Gemäß § 3 Z. 3 der Verordnung BGBl. Nr. 408/1995 sind aber lediglich solche Familienangehörige von Personen, für die ein Befreiungsschein ausgestellt ist, zur Antragstellung im Inland berechtigt, die eine Aufenthaltsbewilligung hatten. Die Erfüllung dieser Voraussetzung wird von der Beschwerdeführerin nicht einmal behauptet. Da die Beschwerdeführerin auch die übrigen Ausnahmebestimmungen des § 6 Abs. 2 AufG für sich nicht in Anspruch nehmen kann, hatte sie ihren Antrag unabhängig davon, ob die Voraussetzungen des § 3 Abs. 4 AufG vorlagen oder nicht, vor der Einreise nach Österreich vom Ausland aus zu stellen. Bei diesem Erfordernis handelt es sich um eine Voraussetzung, deren Nichterfüllung zwingend die Abweisung des Antrages nach sich zieht.

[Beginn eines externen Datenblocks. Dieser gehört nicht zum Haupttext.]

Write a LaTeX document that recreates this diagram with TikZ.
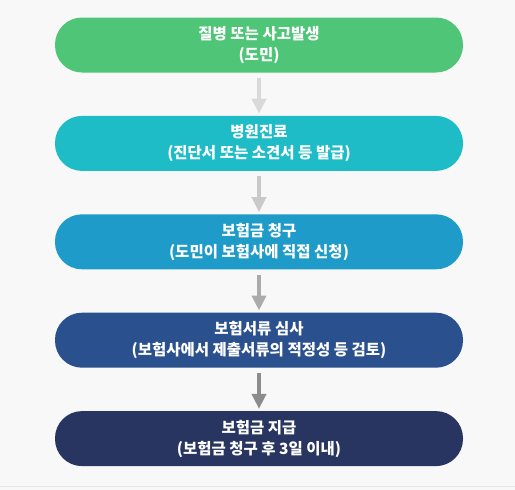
\documentclass[tikz,border=0pt]{standalone}
\usepackage{fontspec}
\newfontfamily\cjk{Noto Sans CJK KR}
\usepackage{tikz}
\usetikzlibrary{positioning,arrows.meta}
\definecolor{bgcol}{HTML}{F8F8F8}
\definecolor{c1}{HTML}{4FC577}
\definecolor{c2}{HTML}{1DBCC6}
\definecolor{c3}{HTML}{1E9BC8}
\definecolor{c4}{HTML}{2A508D}
\definecolor{c5}{HTML}{273560}
\tikzset{
  basic/.style  = {rectangle, text=white, align=center, inner sep=0pt,
                   font=\cjk\bfseries\fontsize{15.5}{21}\selectfont},
  stage/.style  = {basic, minimum width=408pt, minimum height=55pt, rounded corners=27pt},
  flow/.style   = {draw, line width=4pt, -{Triangle[length=15pt,width=14pt]},
                   shorten <=5pt, shorten >=2pt}
}
\begin{document}
\begin{tikzpicture}[node distance=43pt]
    \fill [bgcol] (0,0) rectangle (515pt,-490pt);
    \useasboundingbox (0,0) rectangle (515pt,-490pt);
    \coordinate (lineL) at (0,-486pt);
    \coordinate (lineR) at (515pt,-486pt);
    \draw [color=black!9, line width=1pt] (lineL) -- (lineR);

    \node [stage, fill=c1] (s1) at (259pt,-45pt) {질병 또는 사고발생\\(도민)};
    \node [stage, fill=c2, below=of s1] (s2) {병원진료\\(진단서 또는 소견서 등 발급)};
    \node [stage, fill=c3, below=of s2] (s3) {보험금 청구\\(도민이 보험사에 직접 신청)};
    \node [stage, fill=c4, below=of s3] (s4) {보험서류 심사\\(보험사에서 제출서류의 적정성 등 검토)};
    \node [stage, fill=c5, below=of s4] (s5) {보험금 지급\\(보험금 청구 후 3일 이내)};

    \draw [flow, color=black!15] (s1) -- (s2);
    \draw [flow, color=black!21] (s2) -- (s3);
    \draw [flow, color=black!33] (s3) -- (s4);
    \draw [flow, color=black!45] (s4) -- (s5);
\end{tikzpicture}
\end{document}
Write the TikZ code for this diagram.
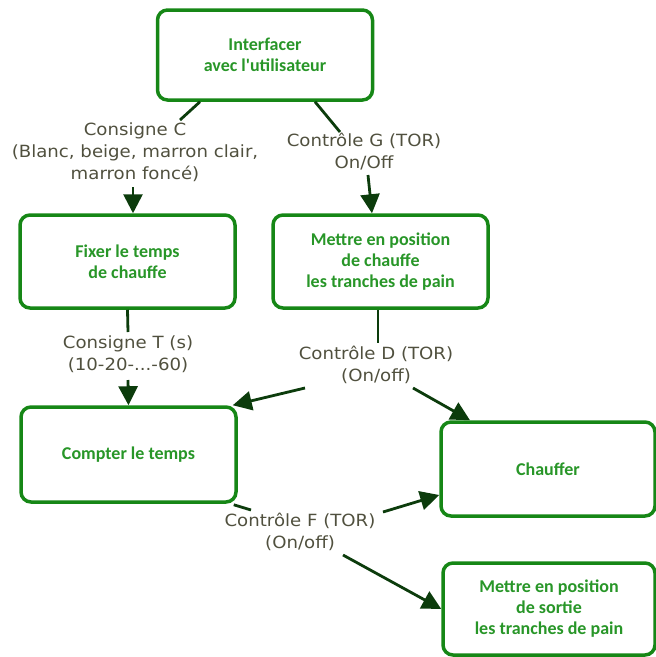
\documentclass[tikz,border=0pt]{standalone}
\usepackage{fontspec}
\setmainfont{DejaVu Sans}[FakeStretch=1.08]
\newfontfamily\boxfont{Carlito}
\usetikzlibrary{arrows.meta}
\definecolor{boxgreen}{RGB}{22,135,22}
\definecolor{txtgreen}{RGB}{40,150,40}
\definecolor{lblgray}{RGB}{80,80,62}
\definecolor{arrgreen}{RGB}{12,60,12}
\begin{document}
\begin{tikzpicture}[x=1pt,y=-1pt,
 fbox/.style={draw=boxgreen, line width=3.5pt, rounded corners=10pt, fill=white, align=center, text=txtgreen, font=\boxfont\bfseries\fontsize{18}{21}\selectfont},
 lbl/.style={align=center, text=lblgray, font=\fontsize{16.8}{22}\selectfont, inner sep=0pt},
 link/.style={draw=arrgreen, line width=2.8pt},
 arr/.style={link, -{Triangle[length=19pt,width=19pt]}}]
\useasboundingbox (0,0) rectangle (656,657);
\node[fbox, minimum width=215pt, minimum height=90pt] (top) at (265,55) {Interfacer\\avec l\textquotesingle utilisateur};
\node[fbox, minimum width=215pt, minimum height=93pt] (fix) at (127.5,261.5) {Fixer le temps\\de chauffe};
\node[fbox, minimum width=215pt, minimum height=93pt] (met) at (380.5,261.5) {Mettre en position\\de chauffe\\les tranches de pain};
\node[fbox, minimum width=215pt, minimum height=95pt] (cpt) at (128.5,454.5) {Compter le temps};
\node[fbox, minimum width=214pt, minimum height=94pt] (chf) at (548,469) {Chauffer};
\node[fbox, minimum width=212pt, minimum height=92pt] (sor) at (549,609) {Mettre en position\\de sortie\\les tranches de pain};

\node[lbl] (lC) at (135,152) {Consigne C\\(Blanc, beige, marron clair,\\marron foncé)};
\node[lbl] (lG) at (364,152) {Contrôle G (TOR)\\On/Off};
\node[lbl] (lT) at (128,354) {Consigne T (s)\\(10-20-...-60)};
\node[lbl] (lD) at (376,365) {Contrôle D (TOR)\\(On/off)};
\node[lbl] (lF) at (300,532) {Contrôle F (TOR)\\(On/off)};

\coordinate (c1) at (180,120);
\coordinate (c2) at (340,132);
\coordinate (c3) at (133,187);
\coordinate (c4) at (368,175);
\coordinate (c5) at (128,332);
\coordinate (c6) at (128,380);
\coordinate (c7) at (378,343);
\coordinate (c8) at (305,388);
\coordinate (c9) at (413,388);
\coordinate (c10) at (251,510);
\coordinate (c11) at (383,512);
\coordinate (c12) at (343,555);

\draw[link] ([xshift=-65pt]top.south) -- (c1);
\draw[link] ([xshift=50pt]top.south) -- (c2);
\draw[arr] (c3) -- ([xshift=5.5pt]fix.north);
\draw[arr] (c4) -- ([xshift=-8.5pt]met.north);
\draw[link] (fix.south) -- (c5);
\draw[arr] (c6) -- (cpt.north);
\draw[link] ([xshift=-2.5pt]met.south) -- (c7);
\draw[arr] (c8) -- ([xshift=-5pt]cpt.north east);
\draw[arr] (c9) -- ([xshift=-78pt]chf.north);
\draw[link] ([xshift=-4pt,yshift=-1pt]cpt.south east) -- (c10);
\draw[arr] (c11) -- ([yshift=-26pt]chf.west);
\draw[arr] (c12) -- (sor.west);
\end{tikzpicture}
\end{document}
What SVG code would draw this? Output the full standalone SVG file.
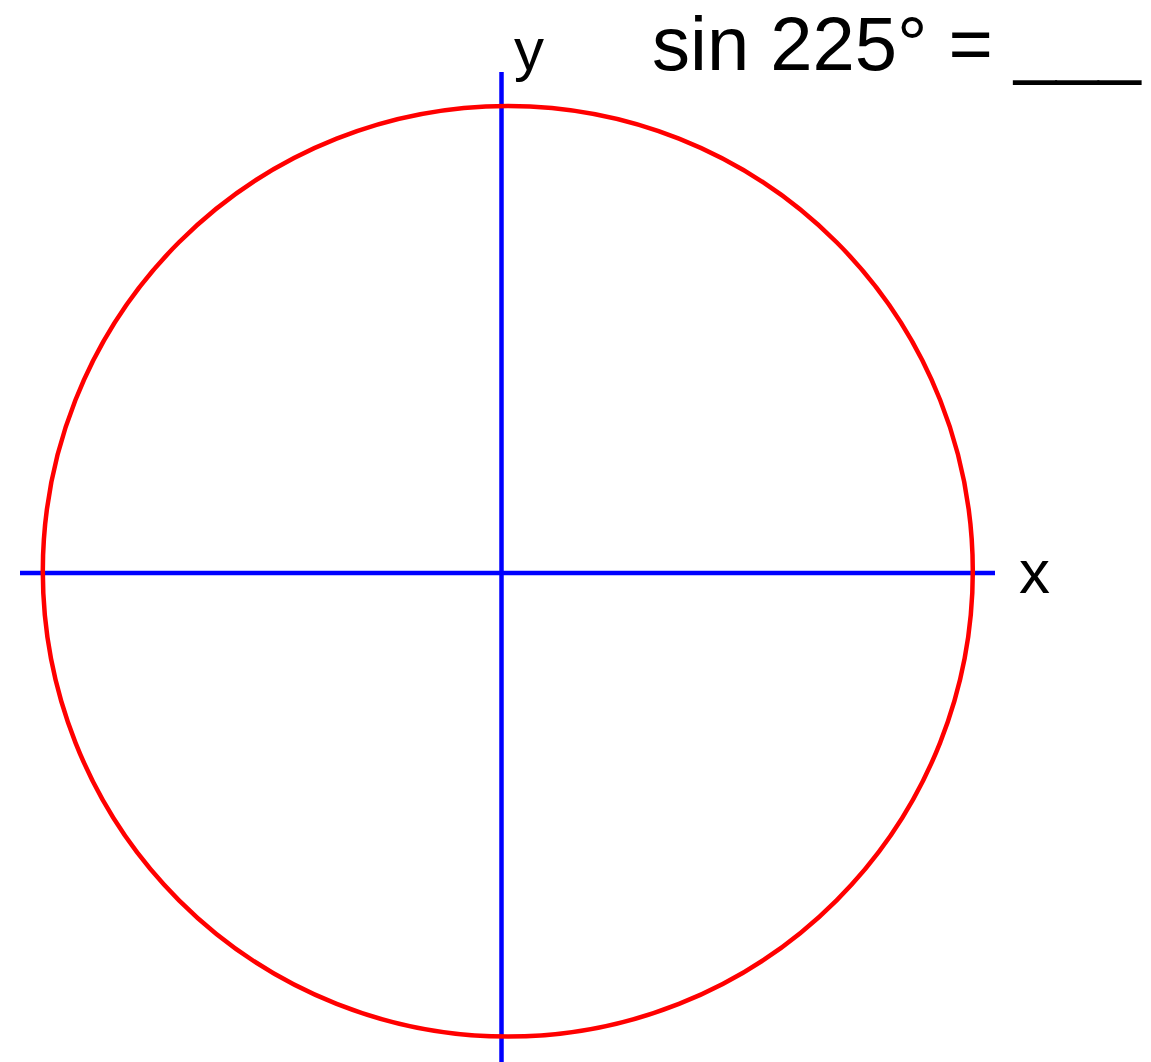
<svg xmlns="http://www.w3.org/2000/svg" width="1151" height="1062" viewBox="0 0 1151 1062">
<style>
.axis{stroke:#0000ff;stroke-width:4.5;fill:none}
.circ{stroke:#ff0000;stroke-width:4.5;fill:none}
.lbl{font-family:"Liberation Sans",Arial,sans-serif;fill:#000}
</style>
<rect width="1151" height="1062" fill="#fff"/>
<g id="axes">
<line class="axis" x1="20" y1="573" x2="995" y2="573"/>
<line class="axis" x1="501.5" y1="72" x2="501.5" y2="1062"/>
</g>
<g id="unit-circle">
<ellipse class="circ" cx="507.8" cy="571.3" rx="465" ry="465.3"/>
</g>
<g id="labels">
<text class="lbl" x="514" y="70" font-size="60">y</text>
<text class="lbl" x="1019" y="593" font-size="62">x</text>
<text class="lbl" x="652" y="70" font-size="76">sin 225° = ___</text>
</g>
</svg>
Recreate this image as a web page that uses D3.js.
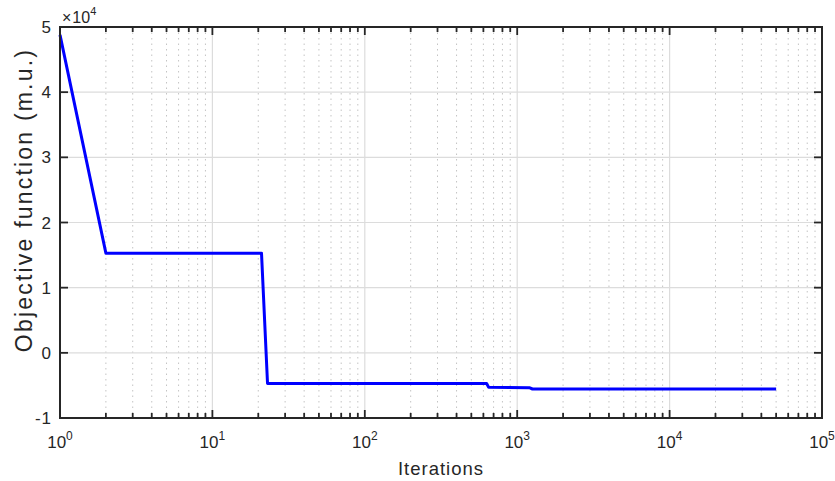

Insoweit die Beschwerdeführerin die Auffassung vertritt, sie sei durch den Inhalt des angefochtenen Bescheides in ihrem durch Art. 8 MRK geschützten Recht auf Familienleben verletzt, ist ihr zu entgegnen, daß der Gesetzgeber der AufG-Novelle 1995 mit den Bestimmungen des § 2 Abs. 3 Z. 4 AufG und des § 6 Abs. 2 dritter Satz AufG sowie der darin enthaltenen - von der Bundesregierung auch genützten - Verordnungsermächtigung jedenfalls in Ansehung von Angehörigen von Fremden, für die ein Befreiungsschein ausgestellt ist, bereits auf die durch die in Rede stehende Bestimmung der Europäischen Menschenrechtskonvention geschützten familiären Interessen Bedacht genommen hat. Gegen die im § 2 Abs. 3 Z. 4 AufG enthaltene Determinierung der Verordnungsermächtigung, wonach nur jene Familienangehörigen von Inhabern eines Befreiungsscheines zur Antragstellung im Inland ermächtigt werden können, die eine Aufenthaltsbewilligung hatten, bestehen beim Verwaltungsgerichtshof keine verfassungsrechtlichen Bedenken aus dem Grunde des Art. 8 Abs. 1 MRK (vgl. das hg. Erkenntnis vom 22. Februar 1996, Zl. 96/19/0161).
Die Bürgerkriegssituation in der Heimat der Beschwerdeführerin begründet keine über die familiären Interessen hinausgehenden, durch Art. 8 Abs. 1 MRK geschützten persönlichen Interessen in Österreich. Im übrigen ist auf private Interessen, die während (durch) einen illegalen Aufenthalt im Bundesgebiet begründet wurden, auch aus dem Grunde des Art. 8 Abs. 1 MRK, nicht Bedacht zu nehmen (vgl. das hg. Erkenntnis vom 23. Juni 1994, Zl. 94/18/0340).
Aufgrund dieser Ausführungen gehen auch die geltend gemachten Verfahrensrügen ins Leere, legt die Beschwerdeführerin doch ausschließlich dar, die belangte Behörde wäre bei Vermeidung der behaupteten Verfahrensfehler zum Ergebnis gekommen, daß sie als Kriegsflüchtling besonderer Not und Gefahr ausgesetzt sei und ausschließlich familiäre Beziehungen zu ihren in Österreich lebenden Söhnen besitze. Aufgrund dieser Umstände hätte die belangte Behörde aber nicht zu einem anderen Bescheid kommen können.
Aus diesen Erwägungen war die Beschwerde gemäß § 42 Abs. 1 VwGG als unbegründet abzuweisen.
Die Kostenentscheidung gründet auf die §§ 47 ff VwGG in Verbindung mit der Verordnung BGBl. Nr. 416/1994.